Restaurant information
- Established: 2021
- Location: 3131 Las Vegas Blvd S, Las Vegas, Clark County, Nevada, Nevada, 89109, United States
- Coordinates: 36°07′44″N 115°09′57″W﻿ / ﻿36.1290°N 115.1659°W
- Website: www.wynnlasvegas.com/dining/fine-dining/casa-playa

= Casa Playa =

Casa Playa is a coastal Mexican restaurant located within Encore Las Vegas.  It is located near Encore Beach Club. It is led by James Beard–finalist executive chef Sarah Thompson.

== History ==
Casa Playa opened in 2021 in the former Elio space. Chef Sarah Thompson has served as executive chef since opening.  She previously served as chef de cuisine at Elio.  Prior to Wynn, chef Thompson worked at the Michelin-starred Marea as well as serving as executive sous chef at the upscale Mexican restaurant Cosme.

Chef Thompson was named a James Beard finalist in 2025.  Chef Thompson describes her method as "my goal is to take the best of the country’s cuisine and then elevate it."

Condé Nast describes the architecture as "a contemporary take on preclassical Mexican aesthetics, and alive with people enjoying themselves".

== Cuisine ==
Condé Nast describes the menu as "highlighting faultlessly fresh ingredients" and "targeted toward in-the-know gourmand". It highlights dishes such as "slightly sweet squash tamal appetizer with mole verde and Thai basil, beautifully charred octopus a la plancha with coloradito mole, and a melty American Wagyu short rib suadero".

Casa Playa has a unique in-house masa program, using nine types of corn grown mostly by small farmers in Oaxaca.

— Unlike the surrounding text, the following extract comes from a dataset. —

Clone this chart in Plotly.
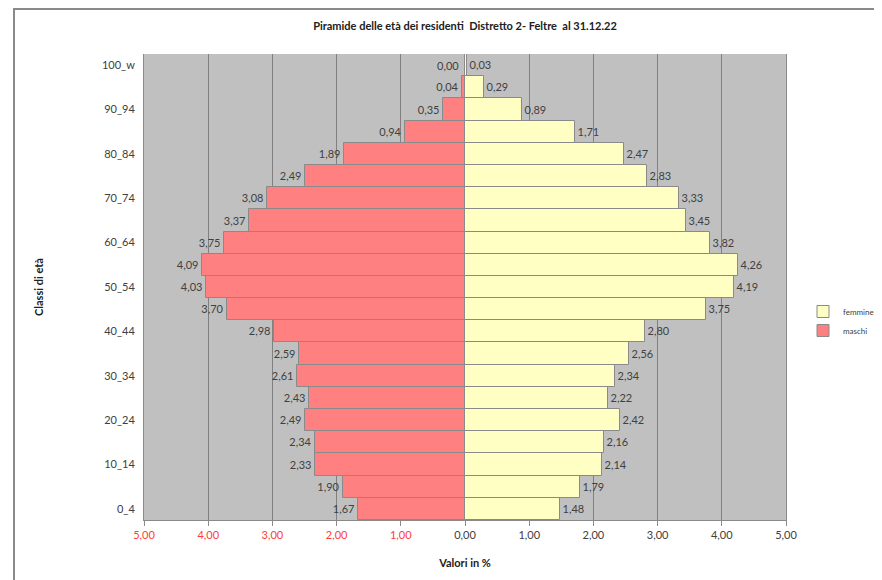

From these sources, Casa Playa mills and treats 50-75 kilograms of corn per day, which it then uses to create hand-pressed tortillas and other dishes.

== Reception ==
Las Vegas Weekly's opening review called it "one of the most refined Mexican restaurants the Strip has ever seen".

Casa Playa was named one of the top 100 restaurants in Las Vegas in 2025, as well as among the best Mexican restaurants in Las Vegas, and the best "something different" on the Strip.  CBS News described the cuisine as "spectacular".